Perception and Robustness Limitations

Perception failures persist in heavy rain, fog, snow, or unmarked construction zones despite extensive simulation training. Current systems struggle with low-visibility conditions, unusual road layouts, and rare edge cases that are difficult to fully capture in training data.

Example

Autonomous vehicles from multiple developers have experienced repeated disengagements and safety interventions in adverse weather or complex urban construction zones, highlighting that real-world performance still falls short of human drivers in edge-case scenarios.

High Hardware and Compute Costs

Sensor suites and onboard computing hardware required for Level 4 systems often exceed $100,000 per vehicle. These high costs include multiple LiDAR units, high-resolution cameras, radar arrays, and powerful GPUs or specialized AI chips.

Example

Early deployments of Level 4 robotaxis have shown that the expensive sensor and compute stack makes it difficult to scale fleets profitably, limiting commercial rollout primarily to well-funded operators in select high-density cities.

Cybersecurity Vulnerabilities

Connected vehicle networks expose attack surfaces for spoofing, denial-of-service attacks, and remote hijacking. Hackers could potentially manipulate sensor data, interfere with vehicle-to-infrastructure communication, or disrupt fleet coordination.

Example

Security researchers have demonstrated in controlled tests how vulnerabilities in connected vehicle systems could allow attackers to spoof GPS signals or inject false sensor readings, raising serious concerns about safety in large-scale deployments.

Public Trust and Acceptance

Public acceptance surveys indicate trust erosion after high-profile incidents, slowing regulatory approval and adoption. Negative media coverage of crashes involving autonomous vehicles amplifies safety concerns among the general public.

Example

Following several notable collisions and fatalities involving early autonomous vehicle testing, public opinion polls have shown declining confidence, which has led cities and regulators to impose stricter testing requirements and slower rollout timelines.

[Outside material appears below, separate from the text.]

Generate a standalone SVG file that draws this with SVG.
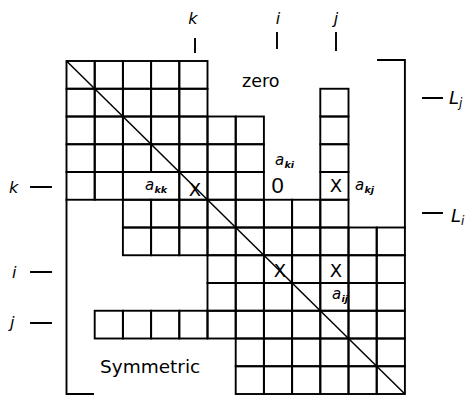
<svg xmlns="http://www.w3.org/2000/svg" width="473" height="399" viewBox="0 0 473 399">
<style>
.c{fill:none;stroke:#000;stroke-width:1.9}
.l{fill:none;stroke:#000;stroke-width:1.9;stroke-linecap:square}
.t{font-family:"DejaVu Sans",sans-serif;fill:#000}
.it{font-family:"DejaVu Sans",sans-serif;font-style:italic;fill:#000}
.x{font-family:"DejaVu Sans",sans-serif;font-size:18px;fill:#000;text-anchor:middle}
.a{font-family:"DejaVu Sans",sans-serif;font-style:italic;font-size:15px;fill:#000}
.s{font-family:"DejaVu Sans",sans-serif;font-style:italic;font-weight:bold;font-size:9.5px;fill:#000}
</style>
<rect width="473" height="399" fill="#fff"/>
<g id="grid">
<!-- row 1 -->
<rect class="c" x="66.5" y="61" width="28.2" height="27.75"/>
<rect class="c" x="94.7" y="61" width="28.2" height="27.75"/>
<rect class="c" x="122.9" y="61" width="28.2" height="27.75"/>
<rect class="c" x="151.1" y="61" width="28.2" height="27.75"/>
<rect class="c" x="179.3" y="61" width="28.2" height="27.75"/>
<!-- row 2 -->
<rect class="c" x="66.5" y="88.75" width="28.2" height="27.75"/>
<rect class="c" x="94.7" y="88.75" width="28.2" height="27.75"/>
<rect class="c" x="122.9" y="88.75" width="28.2" height="27.75"/>
<rect class="c" x="151.1" y="88.75" width="28.2" height="27.75"/>
<rect class="c" x="179.3" y="88.75" width="28.2" height="27.75"/>
<rect class="c" x="320.3" y="88.75" width="28.2" height="27.75"/>
<!-- row 3 -->
<rect class="c" x="66.5" y="116.5" width="28.2" height="27.75"/>
<rect class="c" x="94.7" y="116.5" width="28.2" height="27.75"/>
<rect class="c" x="122.9" y="116.5" width="28.2" height="27.75"/>
<rect class="c" x="151.1" y="116.5" width="28.2" height="27.75"/>
<rect class="c" x="179.3" y="116.5" width="28.2" height="27.75"/>
<rect class="c" x="207.5" y="116.5" width="28.2" height="27.75"/>
<rect class="c" x="235.7" y="116.5" width="28.2" height="27.75"/>
<rect class="c" x="320.3" y="116.5" width="28.2" height="27.75"/>
<!-- row 4 -->
<rect class="c" x="66.5" y="144.25" width="28.2" height="27.75"/>
<rect class="c" x="94.7" y="144.25" width="28.2" height="27.75"/>
<rect class="c" x="122.9" y="144.25" width="28.2" height="27.75"/>
<rect class="c" x="151.1" y="144.25" width="28.2" height="27.75"/>
<rect class="c" x="179.3" y="144.25" width="28.2" height="27.75"/>
<rect class="c" x="207.5" y="144.25" width="28.2" height="27.75"/>
<rect class="c" x="235.7" y="144.25" width="28.2" height="27.75"/>
<rect class="c" x="320.3" y="144.25" width="28.2" height="27.75"/>
<!-- row 5 -->
<rect class="c" x="66.5" y="172" width="28.2" height="27.75"/>
<rect class="c" x="94.7" y="172" width="28.2" height="27.75"/>
<rect class="c" x="122.9" y="172" width="56.4" height="27.75"/>
<rect class="c" x="179.3" y="172" width="28.2" height="27.75"/>
<rect class="c" x="207.5" y="172" width="28.2" height="27.75"/>
<rect class="c" x="235.7" y="172" width="28.2" height="27.75"/>
<rect class="c" x="320.3" y="172" width="28.2" height="27.75"/>
<!-- row 6 -->
<rect class="c" x="122.9" y="199.75" width="28.2" height="27.75"/>
<rect class="c" x="151.1" y="199.75" width="28.2" height="27.75"/>
<rect class="c" x="179.3" y="199.75" width="28.2" height="27.75"/>
<rect class="c" x="207.5" y="199.75" width="28.2" height="27.75"/>
<rect class="c" x="235.7" y="199.75" width="28.2" height="27.75"/>
<rect class="c" x="263.9" y="199.75" width="28.2" height="27.75"/>
<rect class="c" x="292.1" y="199.75" width="28.2" height="27.75"/>
<rect class="c" x="320.3" y="199.75" width="28.2" height="27.75"/>
<!-- row 7 -->
<rect class="c" x="122.9" y="227.5" width="28.2" height="27.75"/>
<rect class="c" x="151.1" y="227.5" width="28.2" height="27.75"/>
<rect class="c" x="179.3" y="227.5" width="28.2" height="27.75"/>
<rect class="c" x="207.5" y="227.5" width="28.2" height="27.75"/>
<rect class="c" x="235.7" y="227.5" width="28.2" height="27.75"/>
<rect class="c" x="263.9" y="227.5" width="28.2" height="27.75"/>
<rect class="c" x="292.1" y="227.5" width="28.2" height="27.75"/>
<rect class="c" x="320.3" y="227.5" width="28.2" height="27.75"/>
<rect class="c" x="348.5" y="227.5" width="28.2" height="27.75"/>
<rect class="c" x="376.7" y="227.5" width="28.2" height="27.75"/>
<!-- row 8 -->
<rect class="c" x="207.5" y="255.25" width="28.2" height="27.75"/>
<rect class="c" x="235.7" y="255.25" width="28.2" height="27.75"/>
<rect class="c" x="263.9" y="255.25" width="28.2" height="27.75"/>
<rect class="c" x="292.1" y="255.25" width="28.2" height="27.75"/>
<rect class="c" x="320.3" y="255.25" width="28.2" height="27.75"/>
<rect class="c" x="348.5" y="255.25" width="28.2" height="27.75"/>
<rect class="c" x="376.7" y="255.25" width="28.2" height="27.75"/>
<!-- row 9 -->
<rect class="c" x="207.5" y="283" width="28.2" height="27.75"/>
<rect class="c" x="235.7" y="283" width="28.2" height="27.75"/>
<rect class="c" x="263.9" y="283" width="28.2" height="27.75"/>
<rect class="c" x="292.1" y="283" width="28.2" height="27.75"/>
<rect class="c" x="320.3" y="283" width="28.2" height="27.75"/>
<rect class="c" x="348.5" y="283" width="28.2" height="27.75"/>
<rect class="c" x="376.7" y="283" width="28.2" height="27.75"/>
<!-- row 10 -->
<rect class="c" x="94.7" y="310.75" width="28.2" height="27.75"/>
<rect class="c" x="122.9" y="310.75" width="28.2" height="27.75"/>
<rect class="c" x="151.1" y="310.75" width="28.2" height="27.75"/>
<rect class="c" x="179.3" y="310.75" width="28.2" height="27.75"/>
<rect class="c" x="207.5" y="310.75" width="28.2" height="27.75"/>
<rect class="c" x="235.7" y="310.75" width="28.2" height="27.75"/>
<rect class="c" x="263.9" y="310.75" width="28.2" height="27.75"/>
<rect class="c" x="292.1" y="310.75" width="28.2" height="27.75"/>
<rect class="c" x="320.3" y="310.75" width="28.2" height="27.75"/>
<rect class="c" x="348.5" y="310.75" width="28.2" height="27.75"/>
<rect class="c" x="376.7" y="310.75" width="28.2" height="27.75"/>
<!-- row 11 -->
<rect class="c" x="235.7" y="338.5" width="28.2" height="27.75"/>
<rect class="c" x="263.9" y="338.5" width="28.2" height="27.75"/>
<rect class="c" x="292.1" y="338.5" width="28.2" height="27.75"/>
<rect class="c" x="320.3" y="338.5" width="28.2" height="27.75"/>
<rect class="c" x="348.5" y="338.5" width="28.2" height="27.75"/>
<rect class="c" x="376.7" y="338.5" width="28.2" height="27.75"/>
<!-- row 12 -->
<rect class="c" x="235.7" y="366.25" width="28.2" height="27.75"/>
<rect class="c" x="263.9" y="366.25" width="28.2" height="27.75"/>
<rect class="c" x="292.1" y="366.25" width="28.2" height="27.75"/>
<rect class="c" x="320.3" y="366.25" width="28.2" height="27.75"/>
<rect class="c" x="348.5" y="366.25" width="28.2" height="27.75"/>
<rect class="c" x="376.7" y="366.25" width="28.2" height="27.75"/>
</g>
<g id="lines">
<line x1="66.5" y1="61" x2="404.9" y2="394" stroke="#000" stroke-width="1.5"/>
<path class="l" d="M66.5 199.75 V394 H93"/>
<path class="l" d="M378 60 H404.9 V227.5"/>
<path class="l" d="M195 39 V52 M277 33 V48 M336 33 V50"/>
<path class="l" d="M31 187 H51 M31 272 H51 M31 323 H51"/>
<path class="l" d="M423 98 H442 M423 213 H442"/>
</g>
<g id="labels">
<text class="it" x="193" y="24" font-size="16" text-anchor="middle">k</text>
<text class="it" x="278" y="24" font-size="16" text-anchor="middle">i</text>
<text class="it" x="336" y="24" font-size="16" text-anchor="middle">j</text>
<text class="it" x="9" y="193" font-size="16">k</text>
<text class="it" x="12" y="278" font-size="16">i</text>
<text class="it" x="10" y="328" font-size="16">j</text>
<text class="it" x="449" y="104" font-size="18">L<tspan font-size="12" dy="3">j</tspan></text>
<text class="it" x="451" y="222" font-size="18">L<tspan font-size="12" dy="3">i</tspan></text>
<text class="t" x="242" y="87" font-size="17.5">zero</text>
<text class="t" x="100" y="373" font-size="18.5">Symmetric</text>
<text class="t" x="277.5" y="193" font-size="22" text-anchor="middle" style="font-family:'Liberation Sans',sans-serif">0</text>
<text class="x" x="195" y="195.5">X</text>
<text class="x" x="336" y="191.5">X</text>
<text class="x" x="280" y="276.5">X</text>
<text class="x" x="336" y="276.5">X</text>
<text class="a" x="145" y="190">a</text><text class="s" x="154.5" y="193">kk</text>
<text class="a" x="275" y="165">a</text><text class="s" x="284.5" y="168">ki</text>
<text class="a" x="355" y="190">a</text><text class="s" x="364.5" y="193">kj</text>
<text class="a" x="332" y="299">a</text><text class="s" x="341.5" y="302">ij</text>
</g>
</svg>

Regulatory and Standardization Fragmentation

Fragmented standards across municipalities and states hinder interoperability between vehicles, infrastructure, and different operators. Inconsistent rules for testing, data sharing, and liability create a complex patchwork that complicates nationwide or global deployment.

Example

Autonomous vehicle operators must navigate different approval processes, operational design domain restrictions, and reporting requirements in every city they wish to operate in, significantly increasing complexity and delaying expansion.

Data Silos and System Integration Challenges

Operator data silos prevent city-scale optimization. Private companies often keep detailed mobility and sensor data proprietary, making it difficult for public agencies to build integrated smart-city platforms or achieve network-wide traffic flow improvements.

Example

In many cities with active robotaxi pilots, public transportation agencies and traffic management centers still cannot access real-time aggregated data from private operators, limiting the ability to coordinate traffic signals, curb space, or emergency response effectively.

Summary

AI pipelines for perception, planning, control, and optimization reshape transportation efficiency and safety. SAE automation levels delineate progressive delegation of driving tasks to algorithms, with level 4 deployments already operational in restricted domains. Urban planning incorporates predictive mobility models, while data architectures balance utility and privacy. Ethical and liability questions center on encoded decisions, bias propagation, and accountability chains. Accessibility gains remain conditional on equitable deployment. Environmental benefits depend on modal shift and induced-demand management. Governance must integrate technical performance with social and sustainability metrics.